Gli anni '80, età dell'oro delle anguriare

All’epoca le angurie andavano via come caramelle. «Era davvero una cosa incredibile. Le anguriare una volta erano l’unica attrazione dell’estate; la gente non aveva il climatizzatore e la sera partiva con le famiglie per venire a mangiare una fetta di anguria. Negli anni ’80 e ’90 facevamo fuori circa 7-8 quintali al giorno». Impossibile non chiedere il segreto di quella macchina “sforna” cocomeri. Intrattenimenti, musica, cabaret? «Macché, niente, anche perché avevamo le case vicino. Da noi si trovava anguria e calma». Calma? «Sì, calma. Tranquillità, condivisione.
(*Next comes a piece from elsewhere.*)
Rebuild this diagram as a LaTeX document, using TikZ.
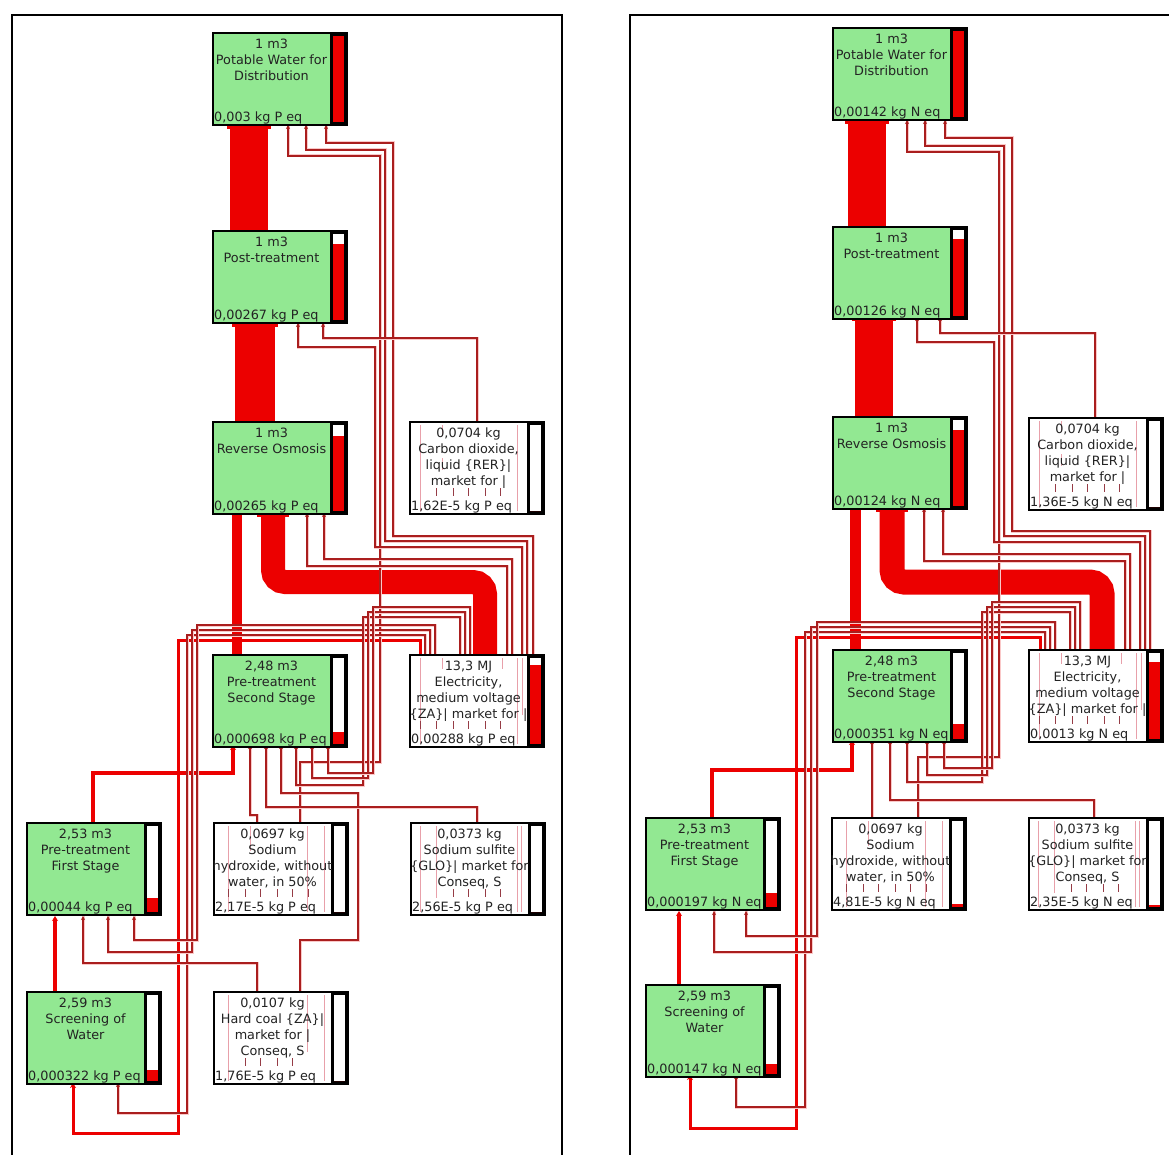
\documentclass[tikz,border=0pt]{standalone}
\usepackage{fontspec}
\newfontfamily\boxfont{DejaVu Sans}
\usetikzlibrary{arrows.meta}
\definecolor{procgreen}{RGB}{146,232,146}
\definecolor{bandred}{RGB}{236,0,0}
\definecolor{wirered}{RGB}{170,30,30}
\definecolor{halo}{RGB}{250,200,200}
\definecolor{ghost}{RGB}{232,160,170}
\definecolor{tick}{RGB}{150,60,70}
\definecolor{inkgray}{RGB}{35,35,35}

\tikzset{
  boxframe/.style={draw=black, line width=1.4pt, minimum width=134pt, minimum height=92pt,
    inner sep=0pt, outer sep=0pt, anchor=north west},
  proc/.style={boxframe, fill=procgreen},
  mat/.style={boxframe, fill=white},
  boxtext/.style={font=\boxfont\fontsize{12.8}{16}\selectfont, text=inkgray, align=center, inner sep=0pt},
  band/.style={draw=bandred, line cap=butt},
  flow/.style={draw=bandred, line width=3.6pt, -{Stealth[length=5pt,width=6pt]}},
  wire/.style={draw=wirered, line width=1.1pt, -{Stealth[length=4pt,width=4pt]},
    preaction={draw=halo, line width=3pt, -}},
  ghostline/.style={draw=ghost, line width=1pt},
  tickline/.style={draw=tick, line width=0.9pt},
  frame/.style={draw=black, line width=1.2pt},
}

% lines seen through the white boxes (box-relative coordinates)
\newcommand\gv[3]{\draw[ghostline] (#1,#2) -- (#1,#3);}
\newcommand\gt[1]{\draw[tickline] (#1,66) -- (#1,74);}

% #1 name, #2 style, #3 x, #4 y, #5 upper text, #6 score, #7 bar fill, #8 see-through lines
\newcommand\procbox[8]{%
  \node[#2] (#1) at (#3,#4) {};
  \begin{scope}[shift={(#3,#4)}]
    #8
    \fill[black] (117,0) rectangle (134,92);
    \fill[white] (120,3) rectangle (131,89);
    \fill[bandred] (120,{89-86*#7}) rectangle (131,89);
    \draw[black, line width=1.4pt] (0,0) rectangle (134,92);
    \node[boxtext, anchor=north] at (58.5,5.5) {#5};
    \node[boxtext, anchor=south west] at (1,91.5) {#6};
  \end{scope}
}
\newcommand\coo{\gv{10}{3}{89}\gv{32}{3}{14}\gv{32}{36}{48}\gv{107}{3}{89}\gt{26}\gt{43}\gt{58}\gt{75}\gt{90}}
\newcommand\ele{\gv{10}{3}{89}\gv{32}{3}{14}\gv{92}{3}{14}\gv{107}{3}{89}\gv{112}{3}{60}\gt{10}\gt{26}\gt{43}\gt{58}\gt{75}\gt{90}}
\newcommand\nao{\gv{14}{3}{89}\gv{36}{3}{28}\gv{93}{3}{89}\gv{110}{3}{89}\gt{14}\gt{31}\gt{46}\gt{63}\gt{78}\gt{94}}
\newcommand\hco{\gv{14}{3}{89}\gv{93}{3}{60}\gv{110}{3}{89}\gt{31}\gt{46}\gt{63}\gt{78}}
\newcommand\sul{\gv{9}{3}{89}\gv{25}{3}{75}\gv{106}{3}{89}\gv{110}{3}{89}\gt{42}\gt{57}\gt{74}\gt{89}}

\begin{document}
\begin{tikzpicture}[x=1pt, y=-1pt]
\useasboundingbox (0,0) rectangle (1169,1155);
\fill[white] (0,0) rectangle (1169,1155);

% panel frames
\draw[frame] (12,1170) -- (12,15) -- (562,15) -- (562,1170);
\draw[frame] (630,1170) -- (630,15) -- (1180,15);

% ---------------- left network ----------------
\draw[band, line width=38pt] (249,231) -- (249,125);
\fill[bandred] (227,125) rectangle (271,129);
\draw[band, line width=40pt] (255,422) -- (255,323);
\fill[bandred] (232,323) rectangle (278,327);
\draw[band, line width=10pt] (237,655) -- (237,513);
\draw[band, line width=24pt, rounded corners=12pt] (485,655) |- (273,582) -- (273,513);
\fill[bandred] (257,513) rectangle (289,517);
\draw[flow] (93,823) |- (233,773) -- (233,745);
\draw[flow] (55,992) -- (55,916);
\draw[flow, line width=3pt] (420,655) |- (178,640) |- (73,1133) -- (73,1083);

\draw[wire] (300,823) |- (380,762) |- (288,156) -- (288,125);
\draw[wire, line width=2.2pt] (533,655) |- (393,536) |- (326,143) -- (326,125);
\draw[wire] (527,655) |- (385,541) |- (306,150) -- (306,125);
\draw[wire] (522,655) |- (375,547) |- (298,347) -- (298,323);
\draw[wire] (477,422) |- (323,338) -- (323,323);
\draw[wire] (512,655) |- (324,559) -- (324,513);
\draw[wire] (507,655) |- (307,566) -- (307,513);
\draw[wire] (425,655) |- (187,635) |- (118,1113) -- (118,1083);
\draw[wire] (430,655) |- (192,630) |- (108,952) -- (108,916);
\draw[wire] (435,655) |- (197,625) |- (134,940) -- (134,916);
\draw[wire] (257,992) |- (83,963) -- (83,916);
\draw[wire] (300,992) |- (358,940) |- (281,793) -- (281,745);
\draw[wire] (257,823) |- (250,815) -- (250,745);
\draw[wire] (477,823) |- (266,807) -- (266,745);
\draw[wire] (460,655) |- (363,617) |- (296,785) -- (296,745);
\draw[wire] (465,655) |- (368,612) |- (312,778) -- (312,745);
\draw[wire] (470,655) |- (373,607) |- (328,773) -- (328,745);

\procbox{Lpot}{proc}{213}{33}{1 m3\\Potable Water for\\Distribution}{0,003 kg P eq}{1}{}
\procbox{Lpost}{proc}{213}{231}{1 m3\\Post-treatment}{0,00267 kg P eq}{0.88}{}
\procbox{Lro}{proc}{213}{422}{1 m3\\Reverse Osmosis}{0,00265 kg P eq}{0.87}{}
\procbox{Lsec}{proc}{213}{655}{2,48 m3\\Pre-treatment\\Second Stage}{0,000698 kg P eq}{0.14}{}
\procbox{Lco2}{mat}{410}{422}{0,0704 kg\\Carbon dioxide,\\liquid \{RER\}|\\market for |}{1,62E-5 kg P eq}{0}{\coo}
\procbox{Lelec}{mat}{410}{655}{13,3 MJ\\Electricity,\\medium voltage\\\{ZA\}| market for |}{0,00288 kg P eq}{0.92}{\ele}
\procbox{Lfirst}{proc}{27}{823}{2,53 m3\\Pre-treatment\\First Stage}{0,00044 kg P eq}{0.16}{}
\procbox{Lnaoh}{mat}{214}{823}{0,0697 kg\\Sodium\\hydroxide, without\\water, in 50\%}{2,17E-5 kg P eq}{0}{\nao}
\procbox{Lsulf}{mat}{411}{823}{0,0373 kg\\Sodium sulfite\\\{GLO\}| market for\\Conseq, S}{2,56E-5 kg P eq}{0}{\sul}
\procbox{Lscreen}{proc}{27}{992}{2,59 m3\\Screening of\\Water}{0,000322 kg P eq}{0.13}{}
\procbox{Lcoal}{mat}{214}{992}{0,0107 kg\\Hard coal \{ZA\}|\\market for |\\Conseq, S}{1,76E-5 kg P eq}{0}{\hco}

% ---------------- right network ----------------
\draw[band, line width=38pt] (867,227) -- (867,120);
\fill[bandred] (845,120) rectangle (889,124);
\draw[band, line width=38pt] (874,417) -- (874,317);
\fill[bandred] (852,317) rectangle (896,321);
\draw[band, line width=11pt] (855,650) -- (855,508);
\draw[band, line width=25pt, rounded corners=12pt] (1102,650) |- (892,582) -- (892,508);
\fill[bandred] (876,508) rectangle (908,512);
\draw[flow] (712,818) |- (852,770) -- (852,740);
\draw[flow] (679,985) -- (679,911);
\draw[flow, line width=3pt] (1040,650) |- (796,637) |- (690,1128) -- (690,1075);

\draw[wire] (1045,650) |- (805,632) |- (736,1107) -- (736,1075);
\draw[wire] (1050,650) |- (811,627) |- (714,952) -- (714,911);
\draw[wire] (1055,650) |- (817,622) |- (746,936) -- (746,911);
\draw[wire] (918,818) |- (999,757) |- (907,152) -- (907,120);
\draw[wire, line width=2.2pt] (1150,650) |- (1012,531) |- (945,138) -- (945,120);
\draw[wire] (1145,650) |- (1004,536) |- (925,146) -- (925,120);
\draw[wire] (1140,650) |- (994,542) |- (917,342) -- (917,317);
\draw[wire] (1095,418) |- (940,333) -- (940,317);
\draw[wire] (1130,650) |- (943,554) -- (943,508);
\draw[wire] (1125,650) |- (924,561) -- (924,508);
\draw[wire] (872,818) -- (872,740);
\draw[wire] (1094,818) |- (890,800) -- (890,740);
\draw[wire] (1070,650) |- (982,612) |- (907,782) -- (907,740);
\draw[wire] (1075,650) |- (987,607) |- (927,775) -- (927,740);
\draw[wire] (1080,650) |- (992,602) |- (944,768) -- (944,740);

\procbox{Rpot}{proc}{833}{28}{1 m3\\Potable Water for\\Distribution}{0,00142 kg N eq}{1}{}
\procbox{Rpost}{proc}{833}{227}{1 m3\\Post-treatment}{0,00126 kg N eq}{0.89}{}
\procbox{Rro}{proc}{833}{417}{1 m3\\Reverse Osmosis}{0,00124 kg N eq}{0.88}{}
\procbox{Rsec}{proc}{833}{650}{2,48 m3\\Pre-treatment\\Second Stage}{0,000351 kg N eq}{0.17}{}
\procbox{Rco2}{mat}{1029}{418}{0,0704 kg\\Carbon dioxide,\\liquid \{RER\}|\\market for |}{1,36E-5 kg N eq}{0}{\coo}
\procbox{Relec}{mat}{1029}{650}{13,3 MJ\\Electricity,\\medium voltage\\\{ZA\}| market for |}{0,0013 kg N eq}{0.9}{\ele}
\procbox{Rfirst}{proc}{646}{818}{2,53 m3\\Pre-treatment\\First Stage}{0,000197 kg N eq}{0.16}{}
\procbox{Rnaoh}{mat}{832}{818}{0,0697 kg\\Sodium\\hydroxide, without\\water, in 50\%}{4,81E-5 kg N eq}{0.03}{\nao}
\procbox{Rsulf}{mat}{1029}{818}{0,0373 kg\\Sodium sulfite\\\{GLO\}| market for\\Conseq, S}{2,35E-5 kg N eq}{0.02}{\sul}
\procbox{Rscreen}{proc}{646}{985}{2,59 m3\\Screening of\\Water}{0,000147 kg N eq}{0.12}{}
\end{tikzpicture}
\end{document}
C’era chi decideva di mangiarla lì e chi se la portava via». E dire che quella di viale Fiume era una delle tante anguriare della città. «Poi siamo rimasti solo noi. Pensavamo di fare strike, e invece è stata molto dura e abbiamo deciso di chiudere».

Restano solo i disegni di un'attività che fu

Senza alcun passaggio, senza alcun ripensamento, senza possibilità di far ripartire quel locale che ancora oggi, come si vede dalle foto, porta i segni del suo passato. «Il terreno è di proprietà. Ricordo che l’ha acquistato mio suocero nel 1963 dal prete quando decise, appunto, di aprire l’anguriara posizionando una specie di tettoia con canne vere e qualche panchina». Ora quello spiazzo è deserto. Resta l’immobile con il disegno di una grande anguria, la siepe, e una pianta capace di regolare il dono più prezioso dell’estate (l’ombra) e molta nostalgia.

«Non abbiamo pensato di cedere l’attività; magari poi arriva qualcuno che ti rovina il nome. Probabilmente venderemo l’area». Sa che molti in quartiere e non solo ci sono rimasti male quando hanno scoperto della chiusura? «Sì, lo so eravamo un punto di riferimento. Qualcuno si è messo pure a piangere. Ma no more mia nissun». E che consiglio dà a chi volesse ancora trovare ristoro in città mangiando un’anguria all’aperto? «Beh. Poe ’ndarla tore al marcà, mettare un tavolin sotto a pianta e magnarla».